Por isso mesmo acredito que o elemento fundamental das realizações e das concepções de Nise da Silveira era o afeto, o afeto pelo outro. Foi por não suportar o sofrimento imposto aos pacientes pelos choques que ela buscou e inventou um outro caminho, no qual, em vez de ser vítima da truculência médica, o doente se tornou sujeito criador, personalidade livre capaz de criar um universo mágico em que os problemas insolúveis arrefeciam.
No final dos anos 50, eu era chefe do copidesque do "Jornal do Brasil", quando certa noite recebi um telefonema da dra. Nise. Ela pedia apoio para uma iniciativa sua que estava sendo hostilizada por outros médicos do Centro Psiquiátrico do Engenho de Dentro. É que, tendo observado a melhora no comportamento de um internado ao conquistar o afeto de um cão que aparecera no hospital, ela decidira levar outros cães para possibilitar esse relacionamento afetivo com outros internados.
De fato, eles passaram a cuidar dos animais, a brincar com eles, tornando-se mais alegres e afáveis. Alguns médicos, porém, consideraram aquilo uma ofensa à psiquiatria e à sua condição de doutores, uma vez que substituía os métodos científicos de tratamento pelo convívio com cachorros. Alguns dos cães apareceram mortos, envenenados. A publicação da notícia serviu para que parassem de matar os animais.

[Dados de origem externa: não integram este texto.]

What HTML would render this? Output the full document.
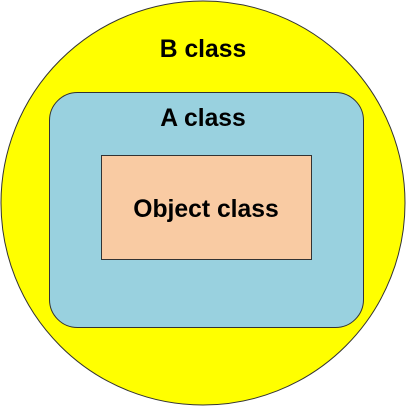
<!DOCTYPE html>
<html><head><meta charset="utf-8"><style>
html,body{margin:0;padding:0;background:#fff;}
svg{display:block;}
text{font-family:"Liberation Sans",Arial,sans-serif;font-weight:bold;font-size:24.7px;fill:#000;}
</style></head><body>
<svg width="406" height="406" viewBox="0 0 406 406" xmlns="http://www.w3.org/2000/svg">
<circle cx="203" cy="203" r="202" fill="#ffff00" stroke="#333" stroke-width="1"/>
<rect x="49.5" y="92.5" width="314" height="235" rx="28" ry="28" fill="#99d1df" stroke="#333" stroke-width="1"/>
<rect x="101.5" y="155.5" width="210" height="104" fill="#f9cba3" stroke="#333" stroke-width="1"/>
<text x="203" y="57" text-anchor="middle">B class</text>
<text x="203" y="126" text-anchor="middle">A class</text>
<text x="206" y="217" text-anchor="middle">Object class</text>
</svg>
</body></html>
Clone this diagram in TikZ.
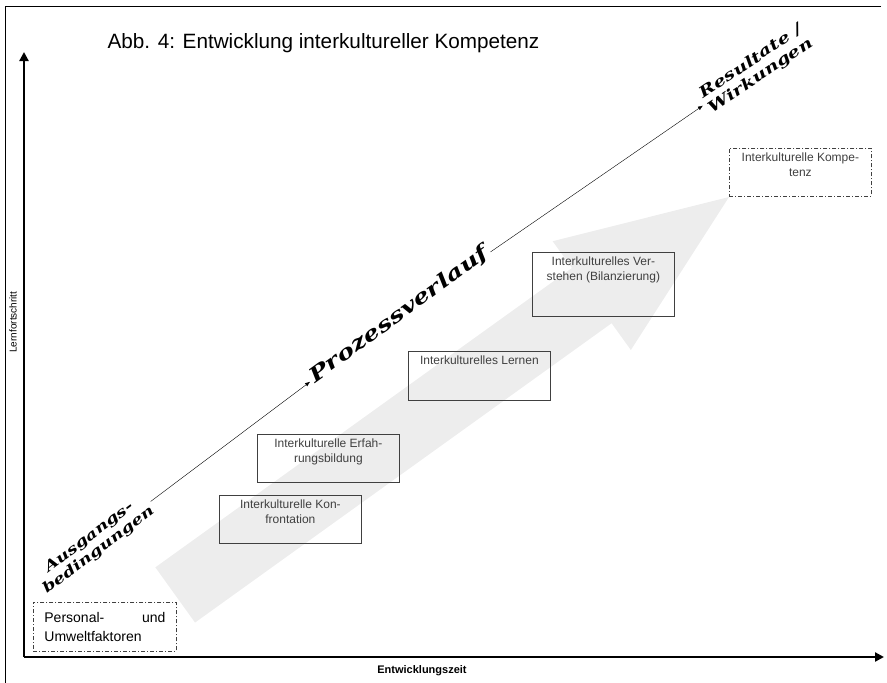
\documentclass[tikz,border=0pt]{standalone}
\usepackage{fontspec}
\setmainfont{Liberation Sans}
\newfontfamily\zierfont[FakeStretch=1.3,LetterSpace=1]{DejaVu Serif}
\usetikzlibrary{arrows.meta}

\newcommand\kastentext[2]{\parbox[t][#1][t]{134pt}{\centering #2}}

\tikzset{
	achse/.style={line width=2.2pt,-{Triangle[length=9pt,width=9pt]}},
	verlauf/.style={thin,-{Latex[length=5pt,width=4pt]}},
	stufe/.style={draw=black!75,line width=0.8pt,anchor=north west,inner sep=4pt,text=black!75,font=\fontsize{12}{15}\selectfont},
	rand/.style={draw=black!75,line width=0.8pt,dash pattern=on 4pt off 2pt on 1pt off 2pt,anchor=north west},
	zier/.style={align=center,inner sep=3pt},
}

\begin{document}
\begin{tikzpicture}[x=1pt,y=-1pt]
				\useasboundingbox (0,0) rectangle (887,683);
				\draw [line width=0.8pt] (881,6) -- (5,6) -- (5,683);

				\begin{scope}[shift={(729,197)},rotate=35.7]
					\fill [black!7] (0,0) -- (-169,67) -- (-169,34) -- (-682,34) -- (-682,-34) -- (-169,-34) -- (-169,-67) -- cycle;
				\end{scope}

				\coordinate (ursprung) at (24,657);
				\coordinate (yende) at (24,52);
				\coordinate (xende) at (884,657);
				\draw [achse] (ursprung) -- (yende);
				\draw [achse] (ursprung) -- (xende);
				\node [rotate=90,font=\fontsize{10}{12}\selectfont] (lern) at (13,322) {Lernfortschritt};
				\node [font=\bfseries\fontsize{11}{13}\selectfont] (zeit) at (422,671) {Entwicklungszeit};

				\node [anchor=base west,font=\fontsize{20.7}{24}\selectfont] (titel) at (104,48) {Abb. 4: Entwicklung interkultureller Kompetenz};

				\node [zier,rotate=37,font=\zierfont\bfseries\itshape\fontsize{14}{16}\selectfont] (ausgang) at (94,544) {Ausgangs-\\bedingungen};
				\node [zier,rotate=36,font=\zierfont\bfseries\itshape\fontsize{20}{22}\selectfont] (prozess) at (399,315) {Prozessverlauf};
				\node [zier,rotate=34,font=\zierfont\bfseries\itshape\fontsize{15}{17}\selectfont] (resultat) at (756,69) {Resultate /\\Wirkungen};
				\draw [verlauf] (ausgang) -- (prozess);
				\draw [verlauf] (prozess) -- (resultat);

				\node [stufe] (konfr) at (219,495) {\kastentext{40pt}{Interkulturelle Kon-\\frontation}};
				\node [stufe] (erfahr) at (257,434) {\kastentext{40pt}{Interkulturelle Erfah-\\rungsbildung}};
				\node [stufe] (lernen) at (408,351) {\kastentext{41pt}{Interkulturelles Lernen}};
				\node [stufe] (verst) at (532,252) {\kastentext{56pt}{Interkulturelles Ver-\\stehen (Bilanzierung)}};
				\node [rand,inner sep=4pt,text=black!75,font=\fontsize{12}{15}\selectfont] (kompet) at (729,148) {\kastentext{40pt}{Interkulturelle Kompe-\\tenz}};
				\node [rand,inner xsep=11pt,inner ysep=0pt,minimum height=49pt,font=\fontsize{14}{19}\selectfont] (faktor) at (33,602) {\parbox{121pt}{Personal-\hfill und\\Umweltfaktoren}};
			\end{tikzpicture}
\end{document}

O trabalho dela sempre gerou polêmicas. A revelação, nos ateliês de terapia ocupacional, de alguns artistas de extraordinário talento, logo exaltados por Mário Pedrosa, nunca foi um assunto pacífico. Muitos críticos e artistas de renome negavam-se a admitir que doentes mentais fossem capazes de fazer arte. Na opinião deles, as pinturas e desenhos de Emygdio de Barros, Rafael ou Fernando Diniz não passavam de criações mórbidas, sem qualquer mérito artístico.
De fato, mero preconceito fundado em razões ora ideológicas ora esteticistas, que os impedia de enxergar a beleza e a expressividade daquelas obras. Tal preconceito foi, até certo ponto, atenuado com o tempo, mas é verdade também que, mesmo hoje, quando se fala de arte brasileira, esses artistas não contam e, se contam, é como um caso à parte.
Deve-se dizer, a bem da verdade, que não era propósito da dra. Nise, ao realizar aquele trabalho terapêutico, produzir artistas. Na sua concepção, a linguagem não-verbal das artes plásticas possibilitava aos doentes mentais expressar vivências conflituais complexas e, graças a isso, reorganizar seu mundo subjetivo, fornecendo ao mesmo tempo ao estudioso da esquizofrenia elementos reveladores daquilo que Antonin Artaud definira como "os inumeráveis estados do ser".
Comemora-se neste ano o centenário de nascimento dessa mulher, que soube ser, durante toda a vida, brava, doce e generosa.